Thursday, July 20, 2017

THE MOST HATED GOVERNOR IN AMERICA MIGHT GET TO FLIP A SENATE SEAT ON HIS WAY OUT THE DOOR

New Jersey will finally be rid of the universally loathed Chris Christie after his successor as governor is chosen in November, but Politico notes that he might get the opportunity to flip a Senate seat:
Gov. Chris Christie is the most unpopular governor in the country, but in his last days in office he may get to exercise enormous influence nationally: Choosing a successor to embattled U.S. Sen. Robert Menendez, which could result in a Republican senator, at least temporarily, from deep-blue New Jersey.

Menendez, a Democrat and New Jersey's senior senator, goes on trial for corruption in September, and there are two scenarios that could see him leave Washington before Christie is term-limited out of office in January: If Menendez is convicted and the Senate acts quickly to expel him, or if he cuts a plea deal and leaves office even earlier.
The regularly scheduled election for this seat is in November 2018. If Menendez resigns, Christie's pick could serve until the winner of that election is sworn in in January 2019 -- in other words, for a year or more.
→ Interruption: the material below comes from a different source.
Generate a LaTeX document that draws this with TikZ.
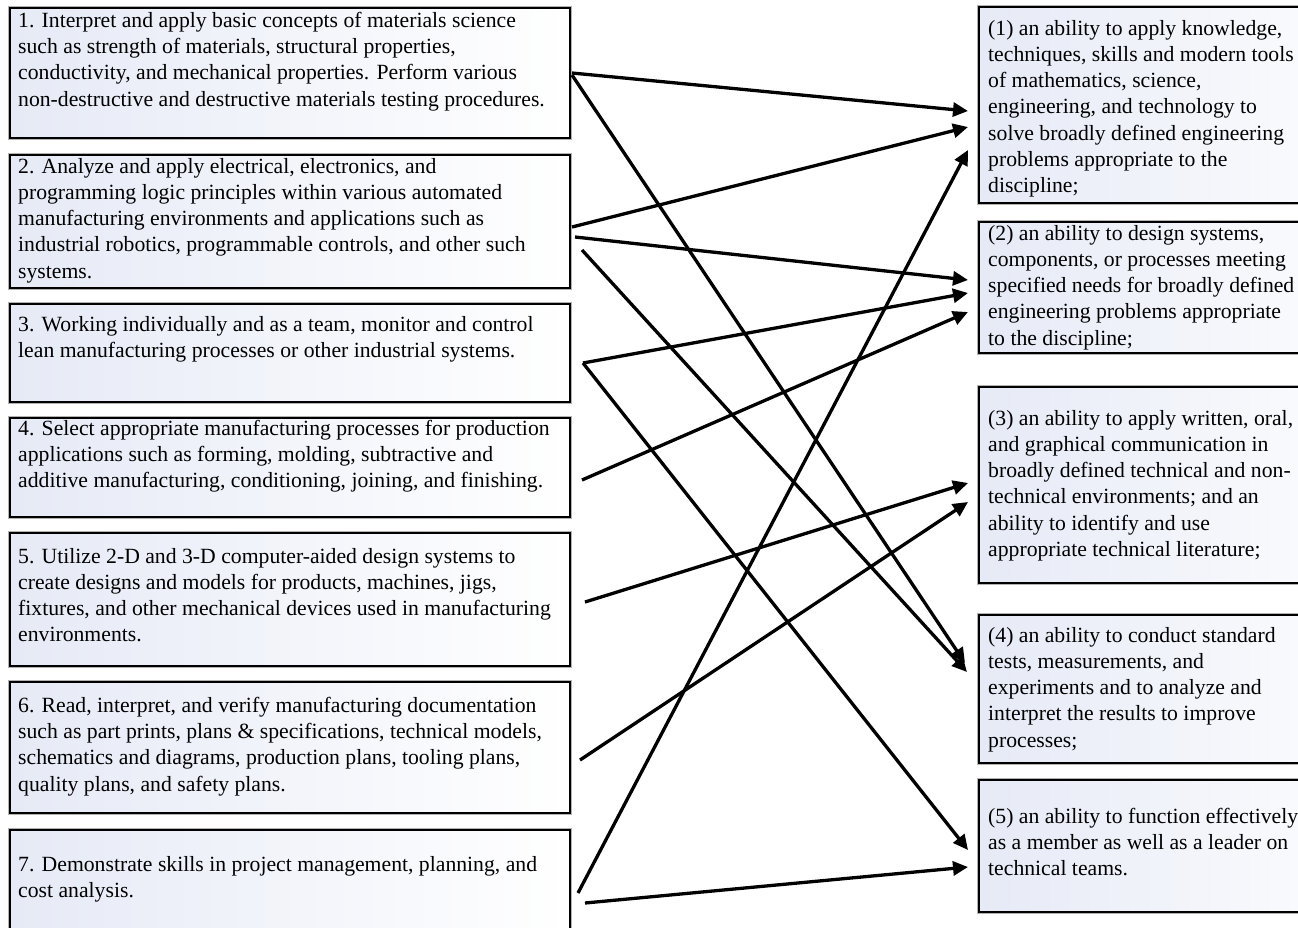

Christie has the right to schedule a special election earlier, though he has no reason to do so because he'd like his chosen replacement to hold the seat for as long as possible.

(Christie did schedule a special election after Senator Frank Lautenberg died in 2013. The special election, absurdly, was three weeks before that year's regularly scheduled election. Christie was anticipating a big landslide win that year in his own reelection bid, and he didn't want Cory Booker to win more votes as a Senate candidate than he himself won in the governor's race the same day, so he let Booker run and win on the earlier date.)

Also, there exists the possibility that Christie could (God help us) name himself to the Senate seat -- although I don't think even he has that much gall.

There is, as you know, another Senate seat that could become vacant soon, in Arizona. The Arizona Republic tells us what will happen in that state if John McCain dies or steps down:
... were circumstances to require that McCain be replaced, that person would have to be a Republican, as McCain is, and would serve until the next general election, which happens every two years in Arizona. Whoever was elected would then fill out the rest of McCain's term, according to state law.
Arizona's governor, who would fill the vacancy, is Doug Ducey, a Republican, so he'd pick a GOP replacement in any case. But there was a Democratic governor -- Janet Napolitano -- in 2008 when McCain was the Republican presidential nominee. She would have had to pick a Republican to replace him.

I didn't like that idea at the time, but I see some merit in it now. The parties are very polarized. It seems wrong for a governor to override the voters' party preference when there's a vacancy. But only four states have such laws (Hawaii, Wyoming, and Utah are the others), so Christie might get to make some mischief before he's finally out of the governor's mansion.